Overview#

Bank of America (BofA) has raised concerns about the South Korean won facing increased pressure due to a rise in outbound direct investment. This comes even as South Korea enjoys a strong trade surplus, largely supported by the semiconductor industry.

In 2025, South Korea's outbound direct investment reached $72 billion, with a noticeable shift towards developed markets. The United States has emerged as the largest destination for these investments, while interest in Europe has also grown. Conversely, investments in China have decreased, with Southeast Asian nations (ASEAN) becoming more attractive alternatives.

Sector Focus#

Interestingly, manufacturing only made up less than 25% of total outbound investments, with the finance and insurance sectors taking the lead. BofA anticipates a significant increase in manufacturing investments directed towards the U.S. following a recent investment agreement between the two countries.

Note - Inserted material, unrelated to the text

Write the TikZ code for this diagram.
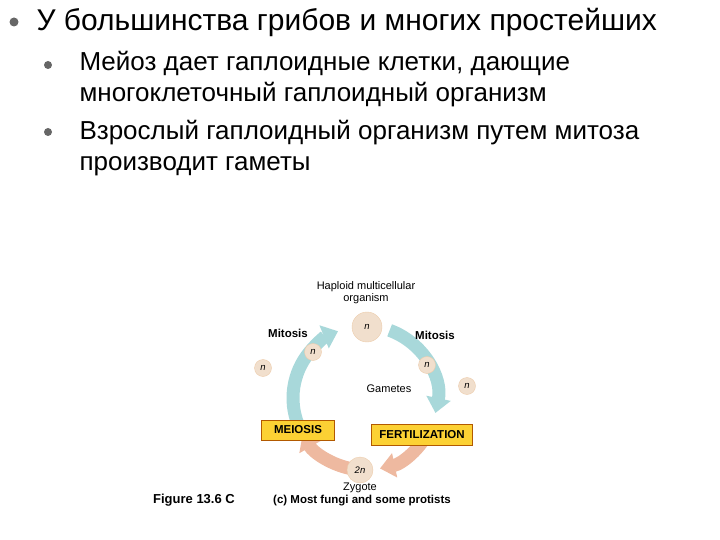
\documentclass[tikz,border=0pt]{standalone}
\usepackage{fontspec}
\setmainfont{Liberation Sans}
\usetikzlibrary{arrows.meta}
\definecolor{tealc}{HTML}{A8D8DA}
\definecolor{salmc}{HTML}{EEB9A0}
\begin{document}
\begin{tikzpicture}[x=1pt,y=-1pt,
  teal/.style={draw=tealc, line width=13pt, -{Triangle[length=15pt,width=24pt]}},
  salm/.style={draw=salmc, line width=13pt, -{Triangle[length=15pt,width=24pt]}},
  cell/.style={circle, fill=orange!15!brown!25, draw=orange!30!brown!40, inner sep=0pt, font=\fontsize{9.5}{10}\selectfont\itshape},
  lab/.style={font=\fontsize{11}{12}\selectfont},
  blab/.style={font=\fontsize{11.5}{13}\selectfont\bfseries},
  box/.style={draw=orange!70!black, fill=yellow!60!orange!80, line width=0.8pt, font=\fontsize{11.5}{13}\selectfont\bfseries, inner sep=3pt},
  bul/.style={circle, fill=black!60, inner sep=0pt, minimum size=9pt}]
\useasboundingbox (0,0) rectangle (720,540);
% text
\node[bul] (b0) at (14,22) {};
\node[anchor=west, font=\fontsize{30}{32}\selectfont] (t0) at (33,22) {У большинства грибов и многих простейших};
\node[bul, minimum size=8pt] (b1) at (48,65) {};
\node[bul, minimum size=8pt] (b2) at (48,132) {};
\node[anchor=west, align=left, font=\fontsize{26}{31}\selectfont] (t1) at (76,79) {Мейоз дает гаплоидные клетки, дающие\\многоклеточный гаплоидный организм};
\node[anchor=west, align=left, font=\fontsize{26}{31}\selectfont] (t2) at (76,148) {Взрослый гаплоидный организм путем митоза\\производит гаметы};
% cycle
\coordinate (c) at (365,398);
\draw[teal] (c) ++(-205:72) arc[start angle=-205, end angle=-112, radius=72];
\draw[teal] (c) ++(-70:72) arc[start angle=-70, end angle=12, radius=72];
\draw[salm] (c) ++(25:72) arc[start angle=25, end angle=78, radius=72];
\draw[salm] (c) ++(100:72) arc[start angle=100, end angle=150, radius=72];
\node[cell, minimum size=30pt] (top) at (367,327) {n};
\node[cell, minimum size=26pt] (zy) at (360,470) {2n};
\node[cell, minimum size=17pt] (n1) at (313,352) {n};
\node[cell, minimum size=17pt] (n2) at (263,368) {n};
\node[cell, minimum size=17pt] (n3) at (427,365) {n};
\node[cell, minimum size=17pt] (n4) at (467,386) {n};
\node[lab, align=center] (hm) at (366,293) {Haploid multicellular\\organism};
\node[blab] (m1) at (288,333) {Mitosis};
\node[blab] (m2) at (435,335) {Mitosis};
\node[lab] (g) at (389,389) {Gametes};
\node[box, minimum width=73pt, minimum height=20pt] (mei) at (298,430) {MEIOSIS};
\node[box, minimum width=101pt, minimum height=21pt] (fer) at (422,435) {FERTILIZATION};
\node[lab] (zt) at (360,488) {Zygote};
\node[blab] (cap) at (362,501) {(c) Most fungi and some protists};
\node[blab, font=\fontsize{13}{14}\selectfont\bfseries] (fig) at (194,500) {Figure 13.6 C};
\end{tikzpicture}
\end{document}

This deal could account for about 80% of South Korea's annual foreign direct investment in the U.S., which is four times the current manufacturing investment level.

Currency Implications#

Despite the influx of foreign direct investment into South Korea, BofA suggests that this may not completely counterbalance the growing direct investment deficit. The combination of increased outbound investments and ongoing portfolio outflows is putting additional strain on the capital account. BofA highlights that persistent portfolio outflows are a major factor contributing to the weakening of the won, with outbound direct investment also playing a significant, albeit less discussed, role in this trend.